Command Connector cameras are third-party ONVIF/RTSP devices — Axis, Hanwha, Bosch, and similar manufacturers — that you've connected to Verkada's platform. You own them outright, they support open standards, and they can be repointed to a new VMS without any hardware replacement. Native Verkada cameras are proprietary hardware sold by Verkada, managed exclusively through Verkada Command, with no ONVIF support. They can't be onboarded to or managed by a third-party NVR. If your Verkada license lapses, native cameras stop functioning within Command; Command Connector cameras are devices you own and can run elsewhere.
Yes, for third-party ONVIF/RTSP cameras connected through Command Connector. These migrate to a new platform without hardware replacement. Native Verkada cameras are cloud-dependent and need to be phased out over time, but they don't block you from starting the migration now.
Native Verkada cameras do not support ONVIF, which is why they can't be onboarded to or managed by a third-party VMS. Verkada does offer a per-camera RTSP stream, but it's LAN-only, limited to two concurrent streams, must be enabled by an admin in Command, and is positioned as a transitional bridge rather than a way to run the camera on another platform. So while you can pull a raw RTSP feed, you can't manage a native Verkada camera as a first-class device anywhere outside Command. This is the core of Verkada lock-in at the hardware level.

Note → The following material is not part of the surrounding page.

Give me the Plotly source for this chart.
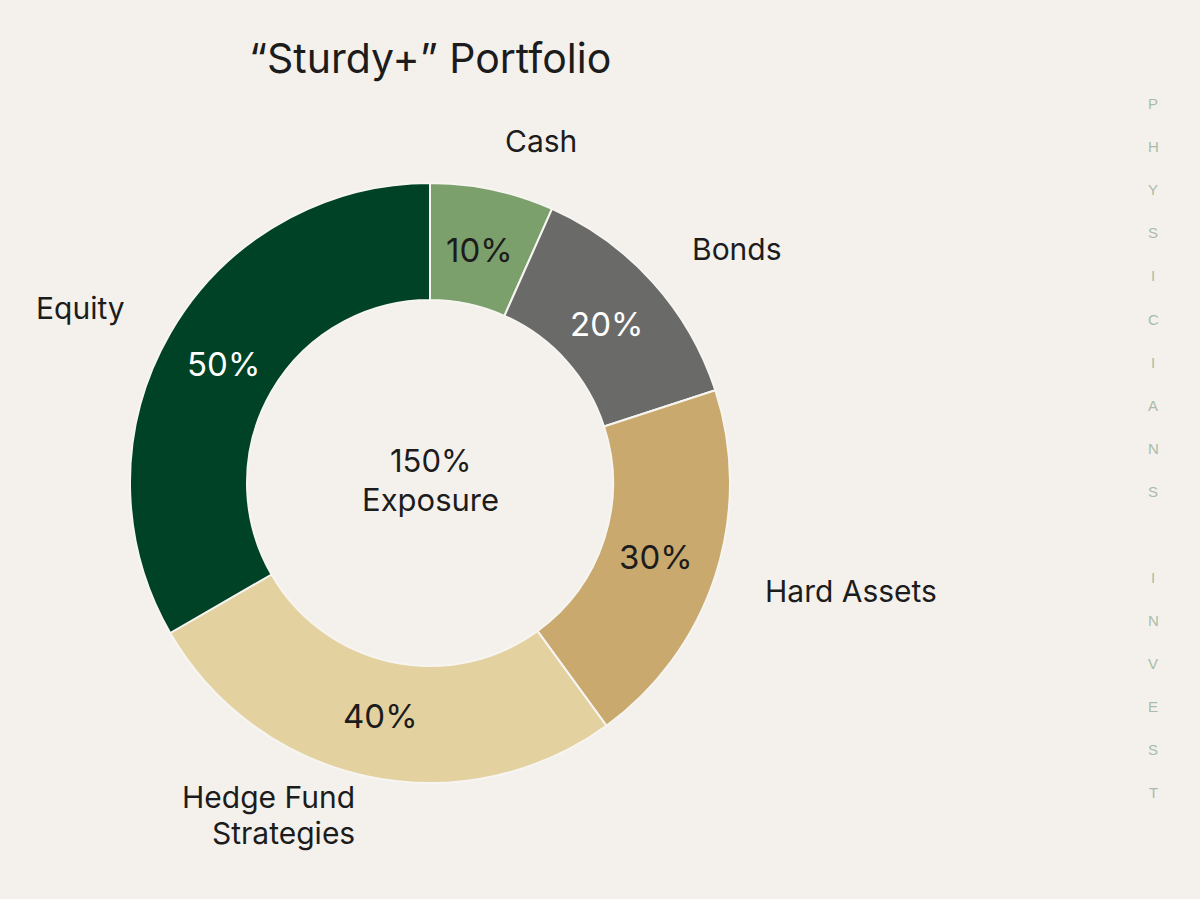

No. Most organizations migrate standards-based cameras first and run both systems in parallel. You replace native Verkada hardware during normal refresh cycles — no unplanned capital spend required.
You stop renewing per-camera licenses as feeds migrate off Verkada. Licensing costs decline incrementally as the migration progresses rather than requiring a lump-sum exit.
No, provided the migration is planned correctly. Running both platforms in parallel lets you move feeds in stages without creating monitoring gaps.
It depends on fleet size, refresh schedules, and deployment complexity. Third-party ONVIF/RTSP cameras typically migrate quickly. Native Verkada hardware follows budget and replacement cycles, so the full timeline varies — but it doesn't block you from starting.